Complessivamente, secondo il ministero delle finanze, nel 2003 gli italiani (40,5 milioni di persone fisiche) hanno denunciato al fisco redditi per poco più di 655 miliardi. Il reddito nazionale, però, in quell’anno era quasi il doppio. Risultato: in Italia c’è una gigantesca evasione fiscale. Che l’Associazione artigiani e piccole imprese di Mestre (la Cgia) ha quantificato in circa 311 miliardi di imponibile, circa il 25% del prodotto lordo. Questo significa che ogni anno il fisco non riesce a mettere le mani su imposte pari a circa 150 miliardi di euro, 300 mila miliardi di lire. Secondo i calcoli della Cgia solo in termini di imposte (dirette, indirette e contributi) vengono sottratti all’erario tra i 125 e il 130 miliardi.
Se tutti pagassero, o evadessero un po’ meno, l’Italia non avrebbe più bisogno di manovre correttive o di finanziarie «lacrime e sangue» per stare dentro i parametri di Maastricht. Sarebbero disponibili risorse in abbondanza per rilanciare l’economia e il fisco potrebbe essere un po’ meno pesante.

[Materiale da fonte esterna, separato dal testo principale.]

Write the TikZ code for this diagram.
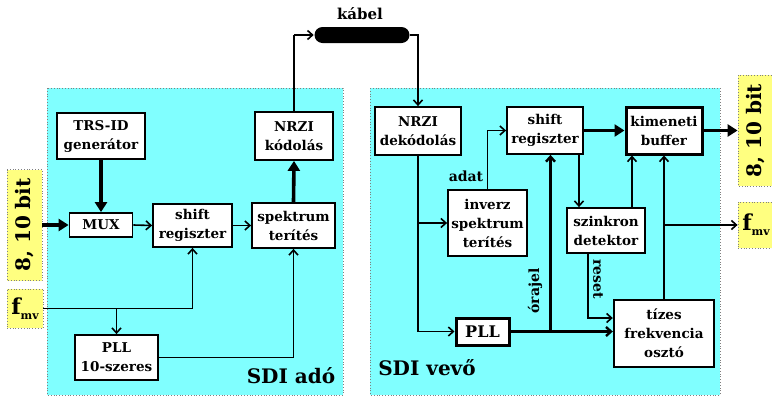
\documentclass[tikz,border=0pt]{standalone}
\usepackage{fontspec}
\setmainfont{DejaVu Serif}
\usetikzlibrary{arrows.meta}
\definecolor{panelcyan}{RGB}{128,255,255}
\definecolor{tagyellow}{RGB}{255,255,128}
\newcommand{\fmv}{{\fontsize{22}{22}\selectfont f}\raisebox{-5pt}{\fontsize{11}{11}\selectfont mv}}

\begin{document}
\begin{tikzpicture}[x=1pt, y=-1pt, line width=1.6pt,
    font=\bfseries\fontsize{13.5}{19}\selectfont,
    blk/.style={draw, fill=white, line width=1.8pt, align=center, inner sep=1pt},
    tag/.style={draw=gray, dotted, line width=0.8pt, fill=tagyellow, inner sep=1pt,
        font=\bfseries\fontsize{20}{22}\selectfont},
    thinarr/.style={line width=1.6pt, -{Straight Barb[length=5pt, width=9pt]}},
    fatarr/.style={line width=3.6pt, -{Triangle[length=10pt, width=12pt]}},
    biglbl/.style={font=\bfseries\fontsize{20}{22}\selectfont},
    smalllbl/.style={font=\bfseries\fontsize{14}{15}\selectfont}]
    \useasboundingbox (0,0) rectangle (772,397);
    % panels
    \filldraw[fill=panelcyan, draw=gray, dotted, line width=0.8pt] (47,88) rectangle (343,395);
    \filldraw[fill=panelcyan, draw=gray, dotted, line width=0.8pt] (370,88) rectangle (720,395);

    % SDI ado
    \node[blk, minimum width=88pt, minimum height=46pt] (trs) at (101,136) {TRS-ID\\generátor};
    \node[blk, minimum width=63pt, minimum height=24pt] (mux) at (101,225) {MUX};
    \node[blk, minimum width=79pt, minimum height=43pt] (shiftA) at (192.5,225.5) {shift\\regiszter};
    \node[blk, minimum width=83pt, minimum height=45pt] (spekA) at (293.5,225.5) {spektrum\\terítés};
    \node[blk, minimum width=78pt, minimum height=48pt] (nrziA) at (294,136) {NRZI\\kódolás};
    \node[blk, minimum width=83pt, minimum height=45pt] (pllA) at (116.5,357.5) {PLL\\10-szeres};
    \node[tag, rotate=90, minimum width=111pt, minimum height=35pt] (bitA) at (24.5,225) {8, 10 bit};
    \node[tag, minimum width=36pt, minimum height=39pt] (fA) at (25,308.5) {\fmv};
    \node[biglbl] (adolbl) at (291,376) {SDI adó};

    % kabel
    \node[fill=black, rounded corners=8pt, minimum width=95pt, minimum height=16pt, inner sep=0pt] (cable) at (362,35) {};
    \node[font=\bfseries\fontsize{15}{16}\selectfont] (kabel) at (360,14) {kábel};

    % SDI vevo
    \node[blk, minimum width=86pt, minimum height=48pt] (nrziB) at (418,131) {NRZI\\dekódolás};
    \node[blk, minimum width=76pt, minimum height=47pt] (shiftB) at (545,130.5) {shift\\regiszter};
    \node[blk, line width=3pt, minimum width=76pt, minimum height=47pt] (kim) at (664,130.5) {kimeneti\\buffer};
    \node[blk, minimum width=79pt, minimum height=66pt] (inv) at (487.5,223) {inverz\\spektrum\\terítés};
    \node[blk, minimum width=78pt, minimum height=45pt] (szink) at (606,230.5) {szinkron\\detektor};
    \node[blk, line width=3pt, minimum width=53pt, minimum height=27pt,
        font=\bfseries\fontsize{16}{18}\selectfont] (pllB) at (482.5,331.5) {PLL};
    \node[blk, line width=2.4pt, minimum width=100pt, minimum height=67pt] (tiz) at (664,333.5) {tízes\\frekvencia\\osztó};
    \node[tag, rotate=90, minimum width=111pt, minimum height=36pt] (bitB) at (756,130.5) {8, 10 bit};
    \node[tag, minimum width=36pt, minimum height=46pt] (fB) at (756,225) {\fmv};
    \node[biglbl] (vevolbl) at (427,368) {SDI vevő};
    \node[smalllbl] (adat) at (466,176) {adat};
    \node[smalllbl, rotate=90] (orajel) at (535,291) {órajel};
    \node[smalllbl, rotate=-90] (reset) at (598,279) {reset};

    % ado connectors
    \draw[fatarr] (bitA.south) -- (mux.west);
    \draw[fatarr] (trs.south) -- (mux.north);
    \draw[thinarr] (mux.east) -- (shiftA.west);
    \draw[thinarr] (shiftA.east) -- (spekA.west);
    \draw[fatarr] (spekA.north) -- (nrziA.south);
    \draw[thinarr] (fA.east) -| (shiftA.south);
    \draw[thinarr] (pllA.north |- fA.east) -- (pllA.north);
    \draw[thinarr] (pllA.east) -| (spekA.south);
    \draw[line width=2.6pt] (nrziA.north) -- (nrziA.north |- cable.west);
    \draw[thinarr] (nrziA.north |- cable.west) -- (cable.west);
    \draw[thinarr] (cable.east) -| (nrziB.north);

    % vevo connectors
    \draw[thinarr] (nrziB.south) |- (pllB.west);
    \draw[thinarr] (nrziB.south |- inv.west) -- (inv.west);
    \draw[thinarr] (inv.north) |- (shiftB.west);
    \draw[fatarr] (shiftB.east) -- (kim.west);
    \draw[fatarr] (kim.east) -- (bitB.north);
    \draw[thinarr] ([xshift=34pt]shiftB.south) -- ([xshift=34pt]shiftB.south |- szink.north);
    \draw[thinarr] ([xshift=26pt]szink.north) -- ([xshift=26pt]szink.north |- kim.south);
    \draw[thinarr, line width=2.4pt] (pllB.east) -- (pllB.east -| tiz.west);
    \draw[thinarr, line width=2.4pt] ([xshift=40pt]pllB.east) -- ([xshift=40pt]pllB.east |- shiftB.south);
    \draw[thinarr] ([xshift=-18pt]szink.south) |- ([yshift=15.5pt]tiz.west);
    \draw[thinarr] (tiz.north) -- (kim.south);
    \draw[thinarr] (tiz.north |- fB.west) -- (fB.west);
\end{tikzpicture}
\end{document}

La Cgia ha cercato di «mappare» il fenomeno (che definisce «triste») individuando quattro grandi aree di evasione/elusione fiscale: l’economia sommersa; l’evasione/elusione delle grandi imprese; quella dei lavoratori autonomi e dele piccole imprese; e, infine, l’evasione legata all’economia criminale.
Secondo gli artigiani di Mestre, la prima e più diffusa area riguarda l’economia sommersa per la quale l’Istat stima che vengano sottratti al fisco circa 200 miliardi di imponibile l’anno. L’esercito dei lavoratori in nero è composto da oltre 3 milioni di unità di lavoro standard e questo significa che i lavoratori in nero interessati sono molti di più. Secondo la circa 2,6 milioni sono lavoratori dipendenti che spesso fanno il secondo e il terzo lavoro.
La seconda area è quella composta dalle grandi società di capitali.Secondo i dati del ministero dell’economia il 50% di queste grandi società di capitali dichiara per più anni redditi negativi o pari a zero. Un altro 17%, invece, dichiara redditi inferiori ai 10 mila euro. Questo significa che su un totale di quasi 77o mila società di capitali il 50% non versa una lira al fisco, almeno per quanto riguarda le imposte sul reddito, l’ex Irpeg. Il ministero stima un’evasione/ elusione fiscale attorno ai 7 miliardi di euro.
Una terza area di evasione fiscale è quella dei lavoratori autonomi e delle piccole imprese dovuta alla mancata emissione di scontrini, ricevute e fatture fiscali. La Cgia in questo caso appare abbastanza generosa visto che quantifica in appena 4 miliardi di euro l’anno (una cifra infinitamente più piccola di quella del lavoro dipendente)l’evasione di bottegai, professionisti, piccoli imprenditori e agricoltori che complessivamente sono poco meno di 4 milioni. Almeno a stare alle partite Iva.
A queste tre aree di evasione «classica» si aggiunge quella dell’economia criminale. Forse è improprio computarla con l’altra evasione, ma occorre tenere conto che le grandi organizzazioni mafiose controllano buone parte dell’economia in almeno 3 regioni del Mezzogiorno. La Cgia riportando i dati della Dia, la Direzione investigativa antimafia, stima il giro d’affari non contabilizzati attorno ai 100 miliardi di euro l’anno. Ma i condoni di Berlusconi e Tremonti non dovevano servire a riportare gli italiani sulla «retta via»?